**WORK TO COMPLETE**:
The lines from the top of the material below through the line containing "water: '#00bfb4', vehicles: '#ff7c00'" are to be printed exactly, with pictures omitted.

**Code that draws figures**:
============================================================

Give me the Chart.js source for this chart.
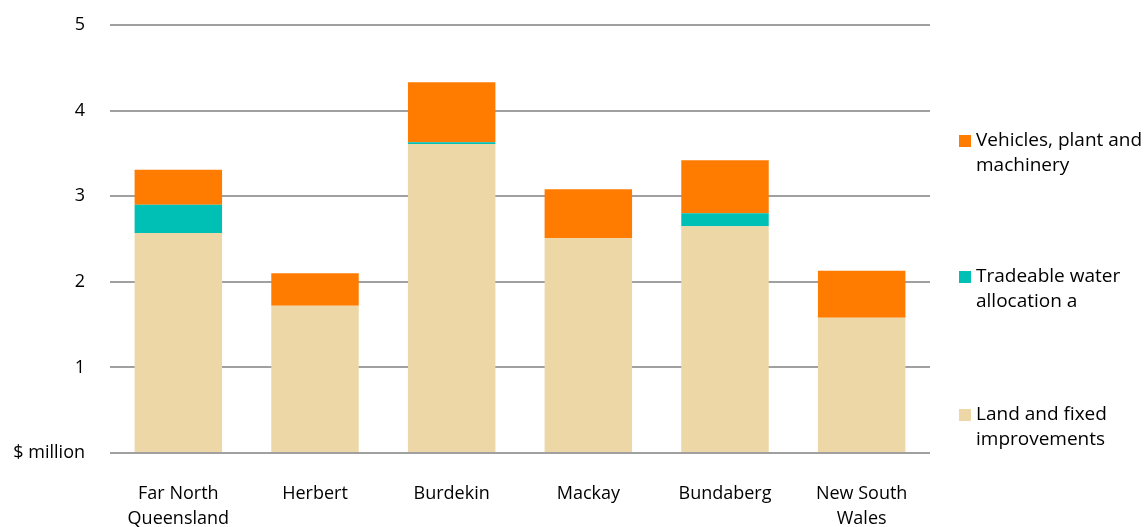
<!DOCTYPE html>
<html>
<head>
<meta charset="utf-8">
<script src="https://cdn.jsdelivr.net/npm/chart.js@4.4.1/dist/chart.umd.min.js"></script>
<style>
  html, body { margin: 0; padding: 0; background: #fff; }
  #wrap { width: 1145px; height: 527px; position: relative; }
</style>
</head>
<body>
<div id="wrap"><canvas id="chart"></canvas></div>
<script>
const regions = [['Far North', 'Queensland'], 'Herbert', 'Burdekin', 'Mackay', 'Bundaberg', ['New South', 'Wales']];
const landValues = [2.57, 1.72, 3.61, 2.51, 2.65, 1.58];
const waterValues = [0.33, 0, 0.02, 0, 0.15, 0];
const vehicleValues = [0.41, 0.38, 0.70, 0.57, 0.62, 0.55];
const yTicks = [0, 1, 2, 3, 4, 5];

const FONT = "'Open Sans', 'Liberation Sans', sans-serif";
const colours = { land: '#edd7a6', water: '#00bfb4', vehicles: '#ff7c00' };

// legend drawn by hand so the labels can wrap onto two lines
const sideLegend = {
  id: 'sideLegend',
  afterDraw(chart) {
    const ctx = chart.ctx;
    const items = [
      { colour: colours.vehicles, lines: ['Vehicles, plant and', 'machinery'], y: 141 },
      { colour: colours.water, lines: ['Tradeable water', 'allocation a'], y: 277 },
      { colour: colours.land, lines: ['Land and fixed', 'improvements'], y: 415 }
    ];
    ctx.save();
    ctx.font = '19px ' + FONT;
    ctx.textBaseline = 'middle';
    items.forEach(it => {
      ctx.fillStyle = it.colour;
      ctx.fillRect(959, it.y - 6, 12, 12);
      ctx.fillStyle = '#000';
      it.lines.forEach((l, i) => ctx.fillText(l, 976, it.y + i * 25));
    });
    ctx.restore();
  }
};

new Chart(document.getElementById('chart').getContext('2d'), {
  type: 'bar',
  data: {
    labels: regions,
    datasets: [
      { label: 'Land and fixed improvements', data: landValues, backgroundColor: colours.land },
      { label: 'Tradeable water allocation a', data: waterValues, backgroundColor: colours.water },
      { label: 'Vehicles, plant and machinery', data: vehicleValues, backgroundColor: colours.vehicles }
    ]
  },
  options: {
    responsive: true,
    maintainAspectRatio: false,
    animation: false,
    layout: { padding: { top: 25, right: 215, left: 0, bottom: 0 } },
    datasets: { bar: { categoryPercentage: 0.64, barPercentage: 1 } },
    plugins: { legend: { display: false }, tooltip: { enabled: false } },
    scales: {
      x: {
        stacked: true,
        grid: { display: false, drawTicks: false },
        border: { display: false },
        ticks: { color: '#000', font: { family: FONT, size: 18, lineHeight: 1.4 }, padding: 28, maxRotation: 0 },
        afterFit(scale) { scale.height = 74; }
      },
      y: {
        stacked: true,
        min: 0,
        max: 5,
        afterBuildTicks(scale) { scale.ticks = yTicks.map(v => ({ value: v })); },
        grid: { color: '#a0a0a0', lineWidth: 2, drawTicks: true, tickLength: 22, tickColor: 'transparent' },
        border: { display: false },
        ticks: {
          color: '#000',
          font: { family: FONT, size: 18 },
          padding: 3,
          callback: v => v === 0 ? '$ million' : v
        },
        afterFit(scale) { scale.width = 110; }
      }
    }
  },
  plugins: [sideLegend]
});
</script>
</body>
</html>
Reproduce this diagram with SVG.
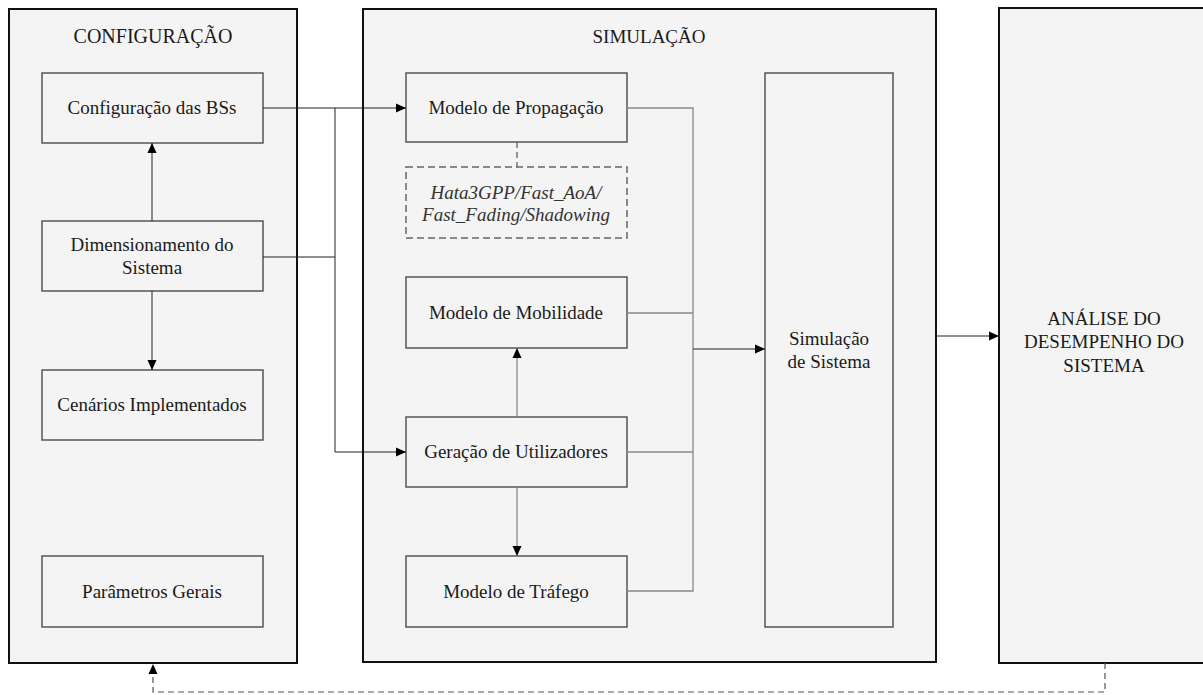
<svg xmlns="http://www.w3.org/2000/svg" width="1203" height="695" viewBox="0 0 1203 695">
<defs>
<marker id="ah" viewBox="0 0 10 10" refX="10" refY="5" markerWidth="10" markerHeight="10" markerUnits="userSpaceOnUse" orient="auto">
<path d="M0,0.5 L10,5 L0,9.5 Z" fill="#000"/>
</marker>
<style>
.panel{fill:#f4f4f4;stroke:#111;stroke-width:2}
.box{fill:#f4f4f4;stroke:#555;stroke-width:1.5}
.dbox{fill:#f4f4f4;stroke:#666;stroke-width:1.5;stroke-dasharray:7,4}
.t{font-family:"Liberation Serif","Times New Roman",serif;font-size:19px;fill:#1a1a1a;text-anchor:middle}
.it{font-style:italic;fill:#333}
.c{fill:none;stroke:#222;stroke-width:1}
.g{fill:none;stroke:#888;stroke-width:1.3}
.d{fill:none;stroke:#555;stroke-width:1.2;stroke-dasharray:6,4}
</style>
</defs>
<rect width="1203" height="695" fill="#fff"/>
<g id="configuracao">
<rect class="panel" x="9" y="9" width="288" height="654"/>
<text class="t" x="153" y="43" style="font-size:20px">CONFIGURAÇÃO</text>
</g>
<g id="simulacao">
<rect class="panel" x="363" y="9" width="573" height="653"/>
<text class="t" x="649" y="43">SIMULAÇÃO</text>
</g>
<g id="analise">
<rect class="panel" x="999" y="8" width="214" height="655"/>
<text class="t" x="1104" y="325">ANÁLISE DO</text>
<text class="t" x="1104" y="348">DESEMPENHO DO</text>
<text class="t" x="1104" y="372">SISTEMA</text>
</g>
<g id="config-bss">
<rect class="box" x="42" y="73" width="221" height="70"/>
<text class="t" x="152" y="114">Configuração das BSs</text>
</g>
<g id="dimensionamento">
<rect class="box" x="42" y="221" width="221" height="70"/>
<text class="t" x="152" y="251">Dimensionamento do</text>
<text class="t" x="152" y="274">Sistema</text>
</g>
<g id="cenarios">
<rect class="box" x="42" y="370" width="221" height="70"/>
<text class="t" x="152" y="411">Cenários Implementados</text>
</g>
<g id="parametros">
<rect class="box" x="42" y="556" width="221" height="71"/>
<text class="t" x="152" y="598">Parâmetros Gerais</text>
</g>
<g id="propagacao">
<rect class="box" x="406" y="73" width="221" height="69"/>
<text class="t" x="516" y="114">Modelo de Propagação</text>
</g>
<g id="hata">
<rect class="dbox" x="406" y="167" width="221" height="71"/>
<text class="t it" x="516" y="199">Hata3GPP/Fast_AoA/</text>
<text class="t it" x="516" y="221">Fast_Fading/Shadowing</text>
</g>
<g id="mobilidade">
<rect class="box" x="406" y="277" width="221" height="71"/>
<text class="t" x="516" y="319">Modelo de Mobilidade</text>
</g>
<g id="geracao">
<rect class="box" x="406" y="417" width="221" height="70"/>
<text class="t" x="516" y="458">Geração de Utilizadores</text>
</g>
<g id="trafego">
<rect class="box" x="406" y="556" width="221" height="71"/>
<text class="t" x="516" y="598">Modelo de Tráfego</text>
</g>
<g id="simulacao-sistema">
<rect class="box" x="765" y="73" width="128" height="554"/>
<text class="t" x="829" y="345">Simulação</text>
<text class="t" x="829" y="368">de Sistema</text>
</g>
<g id="connectors">
<line class="c" x1="152" y1="221" x2="152" y2="143" marker-end="url(#ah)"/>
<line class="c" x1="152" y1="291" x2="152" y2="370" marker-end="url(#ah)"/>
<line class="c" x1="263" y1="108" x2="406" y2="108" marker-end="url(#ah)"/>
<polyline class="c" points="263,257 335,257"/>
<line class="c" x1="335" y1="108" x2="335" y2="452"/>
<line class="c" x1="335" y1="452" x2="406" y2="452" marker-end="url(#ah)"/>
<line class="d" x1="517" y1="142" x2="517" y2="167"/>
<line class="g" x1="517" y1="417" x2="517" y2="348" marker-end="url(#ah)"/>
<line class="g" x1="517" y1="487" x2="517" y2="556" marker-end="url(#ah)"/>
<polyline class="g" points="627,108 693,108 693,591 627,591"/>
<line class="g" x1="627" y1="313" x2="693" y2="313"/>
<line class="g" x1="627" y1="452" x2="693" y2="452"/>
<line class="c" x1="693" y1="349" x2="765" y2="349" marker-end="url(#ah)"/>
<line class="c" x1="936" y1="336" x2="999" y2="336" marker-end="url(#ah)"/>
<polyline class="d" points="1105,663 1105,692 153,692 153,664" marker-end="url(#ah)"/>
</g>
</svg>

============================================================

**THE ANSWER**:
Give me the Chart.js source for this chart.
<!DOCTYPE html>
<html>
<head>
<meta charset="utf-8">
<script src="https://cdn.jsdelivr.net/npm/chart.js@4.4.1/dist/chart.umd.min.js"></script>
<style>
  html, body { margin: 0; padding: 0; background: #fff; }
  #wrap { width: 1145px; height: 527px; position: relative; }
</style>
</head>
<body>
<div id="wrap"><canvas id="chart"></canvas></div>
<script>
const regions = [['Far North', 'Queensland'], 'Herbert', 'Burdekin', 'Mackay', 'Bundaberg', ['New South', 'Wales']];
const landValues = [2.57, 1.72, 3.61, 2.51, 2.65, 1.58];
const waterValues = [0.33, 0, 0.02, 0, 0.15, 0];
const vehicleValues = [0.41, 0.38, 0.70, 0.57, 0.62, 0.55];
const yTicks = [0, 1, 2, 3, 4, 5];

const FONT = "'Open Sans', 'Liberation Sans', sans-serif";
const colours = { land: '#edd7a6', water: '#00bfb4', vehicles: '#ff7c00' };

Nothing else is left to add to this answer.